David A. Nash, William R. Willard Professor of Dental
Education and professor of pediatric dentistry at the
University of Kentucky College of Dentistry. Rounding out
the discussion are comments by NYUCD's Dr. Ananda
Dasanayake, who was commissioned by the California Dental
Association to conduct a systematic review entitled "Are Dental
Procedures Performed by Auxiliaries Safe and of Comparable
Quality?"; and by NYUCD's national and international
outreach leadership team, on "The Role of Dental
Schools in Expanding Access to Oral Health Care."
The University as a Conversation
Someone once described a university as an ongoing
conversation—one with hundreds of people at any given time
that goes on for years, and decades, even for centuries.
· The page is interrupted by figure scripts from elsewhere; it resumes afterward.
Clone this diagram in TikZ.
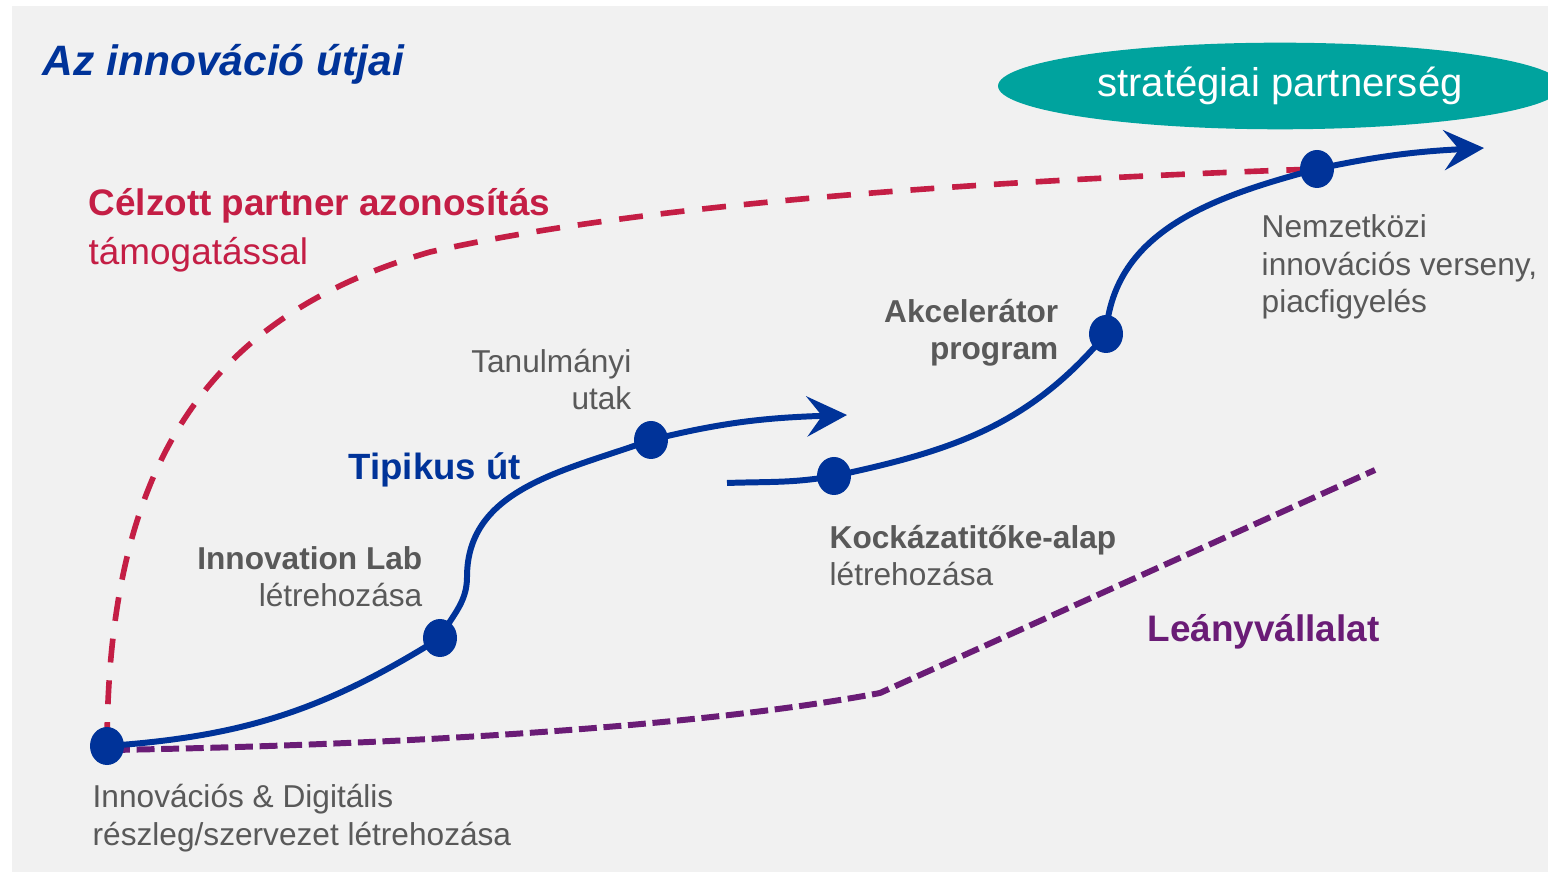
\documentclass[tikz,border=0pt]{standalone}
\usepackage{fontspec}
\setmainfont{Liberation Sans}
\usepackage{tikz}
\usetikzlibrary{shapes.geometric,arrows.meta}
\definecolor{pathblue}{RGB}{0,51,153}
\definecolor{partnerred}{RGB}{196,30,69}
\definecolor{subpurple}{RGB}{106,28,118}
\definecolor{labelgray}{RGB}{89,89,89}
\definecolor{partnerteal}{RGB}{0,163,158}
\definecolor{bggray}{RGB}{241,241,241}

\begin{document}
\begin{tikzpicture}[
  font=\fontsize{9}{10.8}\selectfont,
  dot/.style={ellipse, fill=pathblue, inner sep=0pt, minimum width=3.4mm, minimum height=3.8mm},
  route/.style={draw=pathblue, line width=1.7pt, -{Stealth[length=4mm, width=4mm, inset=1.5mm]}},
  lbl/.style={text=labelgray, inner sep=0pt},
  head/.style={inner sep=0pt, anchor=base west, font=\fontsize{10.5}{14.2}\selectfont\bfseries},
]
\useasboundingbox (0,0) rectangle (15.48,8.72);
\clip (0,0) rectangle (15.48,8.72);
\fill[bggray] (0.12,0) rectangle (15.48,8.66);

% points on the routes
\coordinate (d0) at (1.07,1.26);
\coordinate (d1) at (4.40,2.34);
\coordinate (m1) at (4.67,2.95);
\coordinate (d2) at (6.51,4.32);
\coordinate (t1) at (8.47,4.57);
\coordinate (s2) at (7.27,3.89);
\coordinate (d3) at (8.34,3.96);
\coordinate (d4) at (11.06,5.38);
\coordinate (d5) at (13.17,7.03);
\coordinate (t2) at (14.84,7.24);
\coordinate (p0) at (1.12,1.22);
\coordinate (pk) at (8.80,1.79);
\coordinate (p1) at (13.75,4.02);

\node[anchor=base west, inner sep=0pt, text=pathblue, font=\fontsize{12.1}{14}\selectfont\bfseries\itshape] (title) at (0.42,7.96) {Az innováció útjai};
\node[ellipse, fill=partnerteal, minimum width=5.64cm, minimum height=0.84cm, text=white, font=\fontsize{11.4}{13}\selectfont] (strat) at (12.80,7.86) {stratégiai partnerség};

% dashed routes
\draw[partnerred, line width=1.6pt, dash pattern=on 6.8pt off 5.1pt]
  (d0) .. controls (1.08,4.05) and (2.05,5.55) .. (4.30,6.20)
       .. controls (6.50,6.70) and (10.0,6.92) .. (d5);
\draw[subpurple, line width=1.7pt, dash pattern=on 5.1pt off 1.9pt]
  (p0) .. controls (4.0,1.27) and (7.0,1.45) .. (pk) -- (p1);

% typical route
\draw[route] (d0) to[out=4, in=212] (d1) to[out=62, in=270] (m1)
  to[out=90, in=200] (d2) to[out=14, in=182] (t1);
\draw[route] (s2) to[out=2, in=190] (d3) to[out=12, in=230] (d4)
  to[out=86, in=195] (d5) to[out=12, in=183] (t2);

\node[dot] (dot0) at (d0) {};
\node[dot] (dot1) at (d1) {};
\node[dot] (dot2) at (d2) {};
\node[dot] (dot3) at (d3) {};
\node[dot] (dot4) at (d4) {};
\node[dot] (dot5) at (d5) {};

\node[head, text=partnerred, align=left] (celzott) at (0.88,6.07) {Célzott partner azonosítás\\\mdseries támogatással};
\node[lbl, anchor=base east, align=right] (tanul) at (6.32,4.62) {Tanulmányi\\utak};
\node[head, text=pathblue, font=\fontsize{10.4}{12}\selectfont\bfseries] (tipikus) at (3.48,3.92) {Tipikus út};
\node[lbl, anchor=base east, align=right] (lab) at (4.23,2.65) {\textbf{Innovation Lab}\\létrehozása};
\node[lbl, anchor=base east, align=right, font=\fontsize{9}{10.8}\selectfont\bfseries] (akcel) at (10.59,5.12) {Akcelerátor\\program};
\node[lbl, anchor=base west, align=left] (kock) at (8.29,2.86) {\textbf{Kockázatitőke-alap}\\létrehozása};
\node[lbl, anchor=base west, align=left] (nemz) at (12.61,5.59) {Nemzetközi\\innovációs verseny,\\piacfigyelés};
\node[head, text=subpurple] (leany) at (11.47,2.30) {Leányvállalat};
\node[lbl, anchor=base west, align=left] (digit) at (0.92,0.27) {Innovációs \& Digitális\\részleg/szervezet létrehozása};
\end{tikzpicture}
\end{document}
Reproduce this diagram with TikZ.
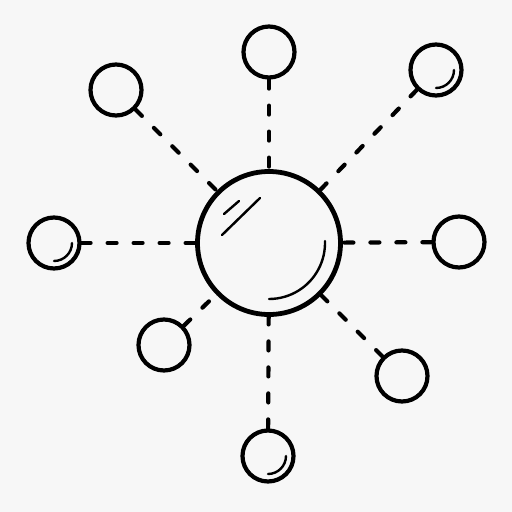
\documentclass[tikz,border=0pt]{standalone}
\usepackage{tikz}

\definecolor{paper}{RGB}{247,247,247}

\begin{document}
\begin{tikzpicture}[x=1pt,y=-1pt]
    \tikzset{leaf/.style={circle,draw,line width=4.2pt,inner sep=0pt,minimum size=51pt}}
    \tikzset{hubnode/.style={circle,draw,line width=4.8pt,inner sep=0pt,minimum size=143pt}}
    \tikzset{link/.style={line width=4.2pt,line cap=round,dash pattern=on 9pt off 17pt}}
    \tikzset{gloss/.style={line width=2.4pt,line cap=round}}
    \fill[paper] (0,0) rectangle (512,512);
    \node[hubnode] (hub) at (269,243) {};
    \node[leaf] (top) at (269,52) {};
    \node[leaf] (topright) at (436,70) {};
    \node[leaf] (right) at (459,242) {};
    \node[leaf] (botright) at (402,376) {};
    \node[leaf] (bot) at (268,456) {};
    \node[leaf] (botleft) at (164,345) {};
    \node[leaf] (left) at (54,243) {};
    \node[leaf] (topleft) at (116,90) {};
    \foreach \n in {top,topright,right,botright,bot,botleft,left,topleft}
        \draw[link] (\n) -- (hub);
    % shine marks
    \draw[gloss] ([shift={(-2:56)}]hub.center) arc (-2:90:56);
    \draw[gloss] ([shift={(-45,-29)}]hub.center) -- ([shift={(-30,-42)}]hub.center);
    \draw[gloss] ([shift={(-47,-8)}]hub.center) -- ([shift={(-9,-45)}]hub.center);
    \foreach \n in {topright,bot,left}
        \draw[gloss] ([shift={(0:18)}]\n.center) arc (0:90:18);
\end{tikzpicture}
\end{document}
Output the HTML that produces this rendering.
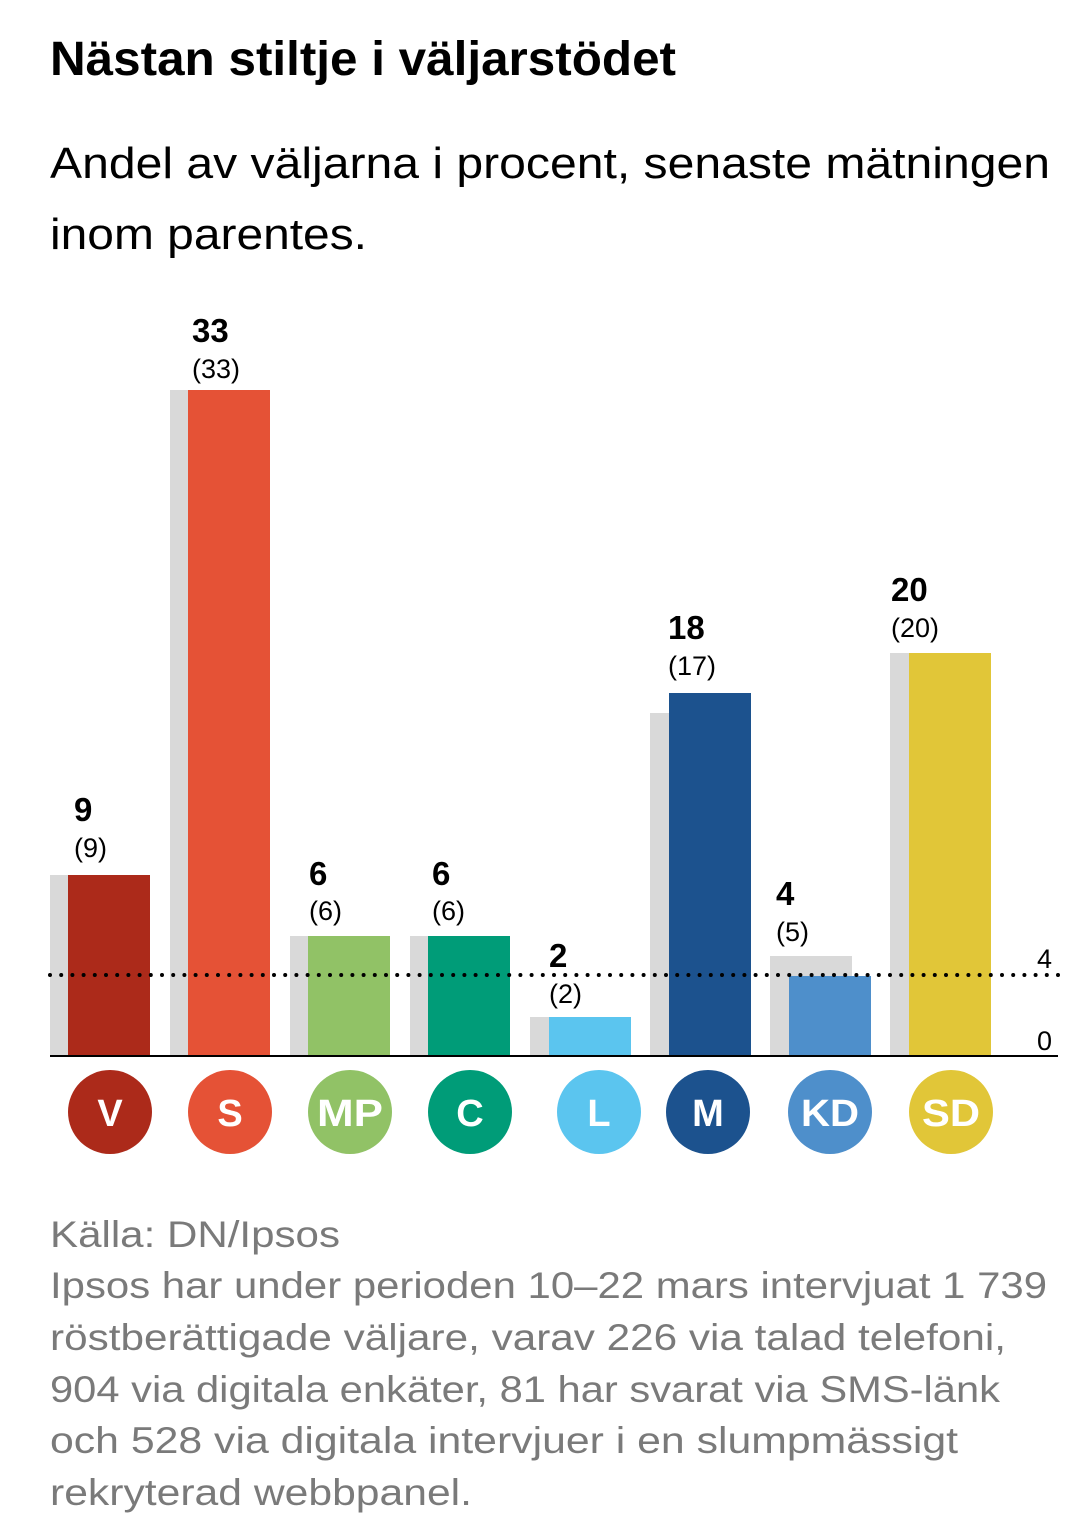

People join the conversation and people depart from it, but
the conversation continues. At first glance, a conversation
seems like a pretty flimsy foundation on which to build a
major institution-but nothing could be further from the
truth. The intellectual engagement fostered by dialogue and
debate as well as the ideas it inspires is far stronger
than bricks and mortar. The power inherent in this
definition of a university is evident in the antiquity of
some universities—among the oldest institutions in the
world. Thirty-nine continuously operating universities were
founded before 1500 and even here in the United States
there are universities with buildings older than the
country they are located in. NYU—and its College of
Dentistry—identify strongly with that tradition. We are
committed to the role of a research university as a forum
for discussion and inclusion of various viewpoints; or, to
put it another way, to the role of a research university as
a counterforce to dogmatism. Indeed, as NYU President John
Sexton has written: "The embrace of the contest of ideas
and tolerance of criticism does not mean a surrender of
conviction. Dialogue within the university is characterized
by a commitment to engage and even invite, through reasoned
discourse, the most powerful challenges to one's point of
view. This requires attentiveness and mutual respect,
accepting what is well founded in the criticisms offered by
others, and defending one's own position, where
appropriate, against them..."
It is within this context of listening to the views of
others that I want to assert that the dentist is the gold
standard in delivering oral health care, for it is the
dentist who brings to patient care a breadth of education
and knowledge that is designed to provide higher-level
treatment outcomes than those who have been trained purely
as technicians. However, this belief does not preclude
careful attention to the points of view of others who are
striving with the best intentions to fix a system in which
too many people are not receiving the dental care they
need.
Other articles in this issue that I believe will also
engage your interest concern innovative research, much of
it collaborative, that is being conducted at NYUCD in the
areas of bone biology, oral cancer pain, evolution theory,
gene therapy and engineering, and the links between
periodontal disease and diabetes. Regarding collaboration,
I especially want to turn your attention to the opening
story in News from the Colleges entitled "Groundbreaking
Surgery Merges Passion, Computer Technology, and
Teamwork," which features a pioneering procedure using
virtual surgery-performed by NYUCD alumnus, oral and
maxillofacial and head and neck surgeon Dr. David Hirsch,
in collaboration with NYU physician Dr. Jamie Levine and
Dr. Larry Brecht, a maxillofacial prosthodontist, and also
an NYUCD alumnus-to save the life of a young woman with a
large tumor in her left jaw.
You will also meet other outstanding faculty, as well as
students and staff, who are contributing on many levels to
NYUCD's increasingly diverse and robust academic
environment, as well as learn about the exciting ongoing
philanthropic support and international activities that are
helping us to aspire to ever-higher levels of
excellence.
Also in this issue, you will read about one of the great
milestones of the academic year—the annual celebratory rite
of passage of graduation day. It is a day that reminds us
all of our reason for being and brings us back to the theme
of this issue of Global Health Nexus: Devising
ways to help improve the health of our society.